Service Interruption (Resolved)

Jan 15 2020, 11:56 PM

Today, one of our network providers, Level3, had a catastrophic network gear failure at their datacenter located in Los Angeles, CA. This resulted in 10 full hours of downtime as we tried to communicate with the datacenter and their resolution. We're deeply sorry regarding this downtime and will be reevaluating our services with them going forward. Here is a brief general timeline of events.

  • Approx 1pm ~ network services are out, and the datacenter is notified
  • 2pm datacenter network operations center works to locate the root cause.
  • 3pm datacenter aware, suspects network-wide ddos attack
  • 4pm datacenter notifies us that there is not an attack, but a hardware failure and equipment will be replaced.
  • 5pm-7pm, datacenter continues to work on the issue, promising that they will move traffic to a working system quickly
  • 8pm reportedly, the traffic migration is "completed" but our services are still affected
  • 9pm-11pm we contact the datacenter for elevated assistance as our services are still not working. At this time they have stated they still cannot give an ETA and this piece of equipment is still not replaced. So we're attempting to take emergency measures to route traffic.
  • 3am CST the datacenter notifies us that a 'workaround' has finally been applied to restore service to those effected. As a result of this repair, email services are back online. Service to domain owners has been restored as well as email.
As we are taking a different route:

-> If you have a domain name, it will not work at this time, only *.b1.jcink.com and *.jcink.net URLs are in service. (see 3am CST update)

-> The service may not be available to you since the routing change doesn't take effect immediately, for most it will take an hour, for others, it can take up to 24 hours.

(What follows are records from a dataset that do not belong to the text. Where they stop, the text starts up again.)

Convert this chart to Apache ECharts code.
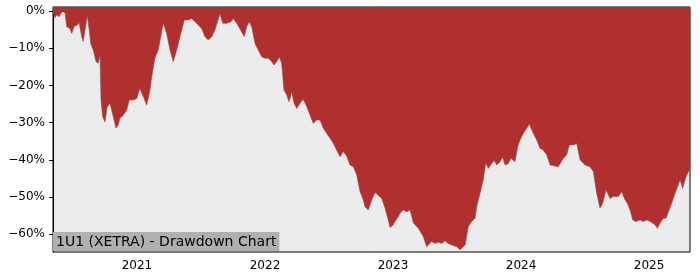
<!DOCTYPE html>
<html>
<head>
<meta charset="utf-8">
<script src="https://cdn.jsdelivr.net/npm/echarts@6/dist/echarts.min.js"></script>
<style>html,body{margin:0;padding:0;background:#fff}#c{width:700px;height:280px}</style>
</head>
<body>
<div id="c"></div>
<script>
// Time as decimal years, drawdown in percent
const years = [
2020.344,2020.359,2020.375,2020.391,2020.406,2020.422,2020.438,2020.451,2020.477,2020.490,
2020.508,2020.529,2020.549,2020.568,2020.580,2020.594,2020.612,2020.627,2020.638,2020.659,
2020.680,2020.698,2020.711,2020.719,2020.732,2020.750,2020.768,2020.789,2020.815,2020.836,
2020.854,2020.867,2020.893,2020.920,2020.940,2020.971,2020.998,2021.023,2021.049,2021.076,
2021.102,2021.115,2021.141,2021.166,2021.180,2021.205,2021.232,2021.258,2021.284,2021.310,
2021.336,2021.370,2021.401,2021.427,2021.466,2021.505,2021.531,2021.557,2021.584,2021.609,
2021.648,2021.670,2021.701,2021.734,2021.752,2021.779,2021.818,2021.838,2021.857,2021.877,
2021.896,2021.922,2021.948,2021.974,2022.000,2022.026,2022.052,2022.070,2022.091,2022.112,
2022.130,2022.148,2022.170,2022.188,2022.209,2022.227,2022.248,2022.273,2022.299,2022.326,
2022.352,2022.377,2022.404,2022.430,2022.455,2022.482,2022.508,2022.534,2022.560,2022.586,
2022.612,2022.638,2022.664,2022.690,2022.716,2022.742,2022.768,2022.781,2022.807,2022.834,
2022.859,2022.883,2022.912,2022.938,2022.961,2022.977,2023.002,2023.016,2023.041,2023.055,
2023.080,2023.107,2023.133,2023.159,2023.172,2023.198,2023.211,2023.237,2023.263,2023.276,
2023.302,2023.328,2023.354,2023.380,2023.406,2023.430,2023.459,2023.498,2023.523,2023.563,
2023.588,2023.615,2023.641,2023.654,2023.680,2023.705,2023.724,2023.745,2023.771,2023.789,
2023.810,2023.836,2023.857,2023.875,2023.901,2023.920,2023.953,2023.974,2023.992,2024.018,
2024.045,2024.065,2024.096,2024.123,2024.148,2024.174,2024.201,2024.227,2024.266,2024.291,
2024.330,2024.357,2024.377,2024.409,2024.435,2024.461,2024.500,2024.539,2024.565,2024.591,
2024.617,2024.638,2024.664,2024.695,2024.721,2024.760,2024.787,2024.807,2024.830,2024.852,
2024.873,2024.898,2024.930,2024.955,2024.982,2025.008,2025.029,2025.047,2025.065,2025.086,
2025.112,2025.133,2025.151,2025.177,2025.203,2025.224,2025.242,2025.263,2025.284,2025.307,
2025.320
];
const drawdown = [
-0.5,-1.8,-1.0,-1.5,-0.6,0,-0.6,-4.2,-4.7,-6.0,
-4.2,-3.8,-3.3,-6.9,-8.2,-5.1,-1.3,-5.1,-8.7,-10.5,
-13.6,-14.0,-11.8,-23.9,-28.4,-29.8,-25.7,-24.8,-28.4,-31.5,
-30.6,-28.8,-28.0,-26.6,-23.9,-23.9,-23.5,-20.8,-23.0,-25.3,
-21.2,-17.7,-12.5,-10.5,-8.0,-3.3,-6.0,-10.5,-13.6,-10.5,
-6.9,-2.4,-2.4,-2.0,-3.3,-4.7,-6.9,-7.8,-6.9,-5.1,
-0.8,-3.3,-3.3,-2.9,-2.0,-3.3,-5.6,-6.9,-4.2,-2.9,
-4.2,-8.7,-10.5,-12.3,-12.7,-12.7,-13.6,-14.5,-13.6,-12.4,
-14.0,-21.2,-22.6,-24.4,-21.7,-24.8,-26.2,-24.8,-23.7,-25.7,
-28.0,-30.2,-29.3,-29.3,-31.5,-32.9,-34.2,-35.6,-37.4,-39.2,
-37.8,-39.0,-41.4,-41.9,-44.0,-48.5,-50.8,-52.6,-53.5,-50.8,
-48.8,-49.5,-50.4,-53.0,-56.0,-58.2,-57.5,-56.6,-55.3,-54.4,
-53.5,-54.0,-53.5,-57.0,-56.6,-58.4,-58.9,-60.7,-63.4,-63.4,
-62.0,-62.5,-62.2,-62.5,-61.8,-62.5,-62.9,-63.4,-64.2,-62.9,
-58.0,-56.6,-55.7,-52.6,-49.0,-45.4,-40.9,-42.3,-41.0,-40.2,
-41.4,-40.5,-39.3,-41.4,-41.0,-39.6,-40.5,-36.5,-34.7,-32.9,
-31.5,-30.4,-32.9,-34.7,-36.9,-37.4,-38.7,-41.4,-41.7,-41.9,
-39.6,-38.7,-36.0,-36.0,-35.6,-40.0,-41.4,-41.9,-43.2,-49.0,
-53.0,-51.7,-48.1,-50.4,-49.9,-49.9,-48.6,-50.4,-51.7,-53.5,
-56.2,-56.6,-56.2,-56.6,-56.2,-56.6,-57.1,-57.5,-58.4,-57.1,
-55.7,-55.7,-54.0,-51.7,-49.0,-47.2,-45.4,-47.7,-45.0,-43.2,
-42.5
];
const xTicks = [2021, 2022, 2023, 2024, 2025];
const yTicks = [-60, -50, -40, -30, -20, -10, 0];
const chartTitle = '1U1 (XETRA) - Drawdown Chart';

const chart = echarts.init(document.getElementById('c'), null, {renderer: 'canvas'});
const font = 'DejaVu Sans';
chart.setOption({
  animation: false,
  grid: {left: 53, right: 10, top: 7, bottom: 28, show: true, backgroundColor: '#ececec', borderColor: '#000', borderWidth: 1},
  title: {
    text: chartTitle, left: 53, top: 232,
    padding: [2, 3, 1, 3],
    backgroundColor: '#b0b0b0',
    textStyle: {fontFamily: font, fontSize: 14, fontWeight: 'normal', color: '#000', lineHeight: 16}
  },
  xAxis: {
    type: 'value', min: 2020.344, max: 2025.320,
    axisLine: {show: true, lineStyle: {color: '#000', width: 1}},
    axisTick: {show: true, customValues: xTicks, length: 4, lineStyle: {color: '#000'}},
    axisLabel: {customValues: xTicks, color: '#000', fontFamily: font, fontSize: 12, margin: 8, formatter: v => String(Math.round(v))},
    splitLine: {show: false}
  },
  yAxis: {
    type: 'value', min: -64.8, max: 1.1,
    axisLine: {show: true, lineStyle: {color: '#000', width: 1}},
    axisTick: {show: true, customValues: yTicks, length: 4, lineStyle: {color: '#000'}},
    axisLabel: {customValues: yTicks, color: '#000', fontFamily: font, fontSize: 12, margin: 8,
      formatter: v => (v < 0 ? '\u2212' + Math.abs(Math.round(v)) : Math.round(v)) + '%'},
    splitLine: {show: false}
  },
  series: [{
    type: 'line',
    data: years.map((y, i) => [y, drawdown[i]]),
    showSymbol: false,
    lineStyle: {color: '#7a5a5a', width: 0.6},
    areaStyle: {origin: 'end', color: '#b03030', opacity: 1},
    z: 1
  }]
});
</script>
</body>
</html>
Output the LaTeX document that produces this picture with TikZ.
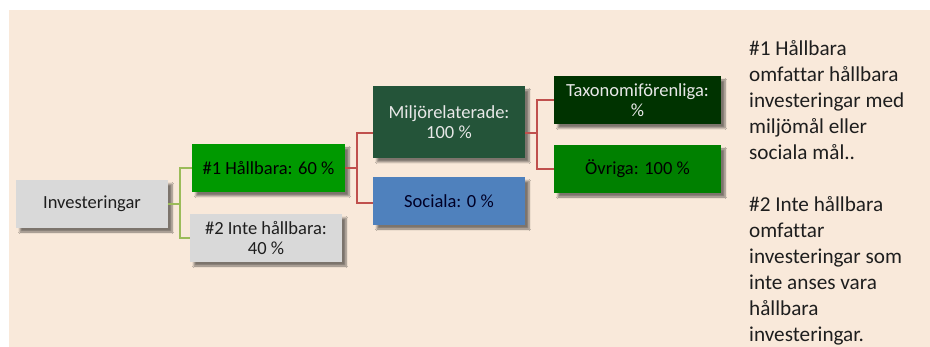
\documentclass[tikz,border=0pt]{standalone}
\usepackage{fontspec}
\setmainfont{Carlito}[Ligatures=NoCommon]
\usetikzlibrary{shadows.blur}
\definecolor{bgbeige}{RGB}{249,233,218}
\definecolor{boxgray}{RGB}{217,217,217}
\definecolor{brightgreen}{RGB}{0,153,0}
\definecolor{darkgreen}{RGB}{36,84,57}
\definecolor{deepgreen}{RGB}{0,51,0}
\definecolor{midgreen}{RGB}{0,128,0}
\definecolor{socblue}{RGB}{79,129,189}
\definecolor{lnred}{RGB}{192,80,77}
\definecolor{lngreen}{RGB}{155,187,89}
\definecolor{txtlight}{RGB}{232,232,232}
\definecolor{txtdark}{RGB}{30,30,30}
\tikzset{
  box/.style={anchor=north west, inner sep=0pt, outer sep=0pt, align=center,
    font=\fontsize{18.5}{20.5}\selectfont,
    blur shadow={shadow xshift=4pt, shadow yshift=-4pt, shadow blur steps=6, shadow opacity=50}},
  gline/.style={draw=lngreen, line width=1.6pt},
  rline/.style={draw=lnred, line width=1.8pt},
  paneltext/.style={anchor=base west, align=left, inner sep=0pt,
    font=\fontsize{21.2}{26}\selectfont, text=txtdark}
}
\begin{document}
\begin{tikzpicture}[x=1pt,y=-1pt]
\useasboundingbox (0,0) rectangle (930,347);
\fill[white] (0,0) rectangle (930,347);
\fill[bgbeige] (9,10) rectangle (930,347);

\node[box, fill=boxgray, text=txtdark, minimum width=152pt, minimum height=48pt] (inv) at (16,180) {Investeringar};
\node[box, fill=brightgreen, text=black, minimum width=153pt, minimum height=48pt] (h1) at (192,144) {\#1 Hållbara: 60 \%};
\node[box, fill=boxgray, text=txtdark, minimum width=152pt, minimum height=48pt] (h2) at (190,214) {\#2 Inte hållbara:\\40 \%};
\node[box, fill=darkgreen, text=txtlight, minimum width=152pt, minimum height=72pt] (milj) at (373,86) {Miljörelaterade:\\100 \%};
\node[box, fill=socblue, text=black!85!blue, minimum width=152pt, minimum height=48pt] (soc) at (373,177) {Sociala: 0 \%};
\node[box, fill=deepgreen, text=txtlight, minimum width=167pt, minimum height=48pt] (tax) at (554,76) {Taxonomiförenliga:\\\%};
\node[box, fill=midgreen, text=black, minimum width=167pt, minimum height=48pt] (ovr) at (554,145) {Övriga: 100 \%};

\draw[gline] (inv.east) -- ++(12,0) |- (h1.west);
\draw[gline] (inv.east) -- ++(12,0) |- (h2.west);
\draw[rline] (h1.east) -- ++(12,0) |- ([yshift=-11pt]milj.west);
\draw[rline] (h1.east) -- ++(12,0) |- ([yshift=-2pt]soc.west);
\draw[rline] ([yshift=-11pt]milj.east) -- ++(12,0) |- (tax.west);
\draw[rline] ([yshift=-11pt]milj.east) -- ++(12,0) |- (ovr.west);

\node[paneltext] (panel) at (749,341.5) {\#1 Hållbara\\omfattar hållbara\\investeringar med\\miljömål eller\\sociala mål..\\[26pt]\#2 Inte hållbara\\omfattar\\investeringar som\\inte anses vara\\hållbara\\investeringar.};
\end{tikzpicture}
\end{document}
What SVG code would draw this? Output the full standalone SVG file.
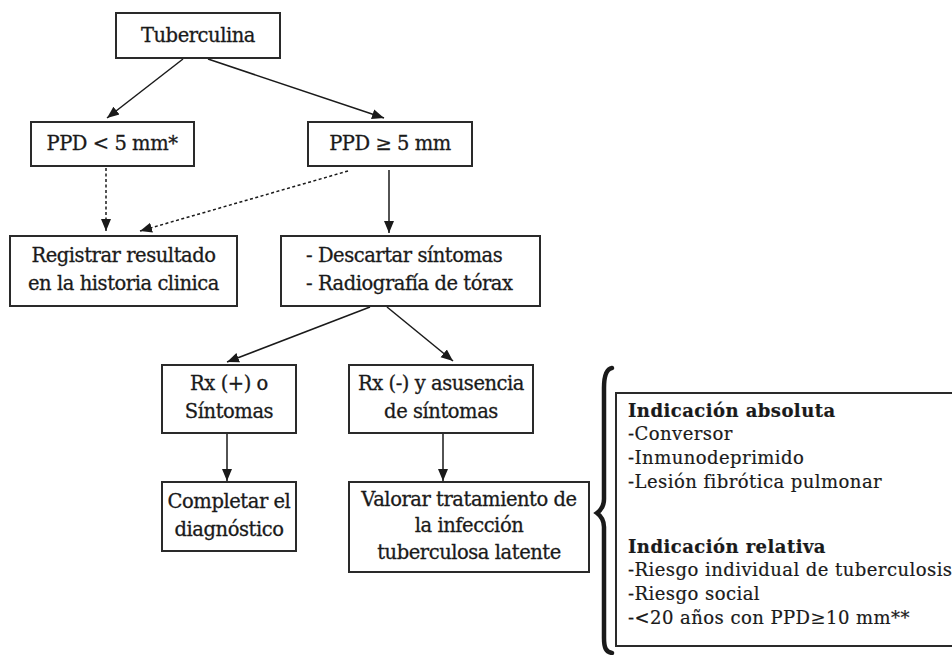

-> Since this is an emergency measure, we will have to switch back, and there will be a planned notice regarding that.

-> Email services will not function at this time since we require that system for email. (see 3am CST update)

We are very disappointed in this entire experience from the datacenter whom we have used with relatively very few problems since 2013, and apologize for the massive frustration this caused today, and as of now it is still not over. We will continue to keep everyone updated via twitter and all avenues we can. Your patience and support in this time are very appreciated.

Comments

  1. John Says:

    Per the datacenter, their network was repaired at 3AM CST. We evaluted their network status from that point and after testing, decided to transition back from our emergency solution. We seamlessly transitioned back to the datacenter's network at 4pm CST and are closely monitoring it -- but traffic flow is normal at this time. The engineers at the datacenter told us that there are no plans for interruption going forward, and if there were it would be scheduled. We will roll back to the emergency network setup if the need is necessary but as of now everything is stable.

    Your patience in this process has been greatly appreciated, and we apologize for all of the frustration this event has caused. We will continue and always keep everyone as informed as we can regarding any significant service impact, both now and in the future. Going forward we will also reevaluate our provider and, and consider other options as well should the need arise.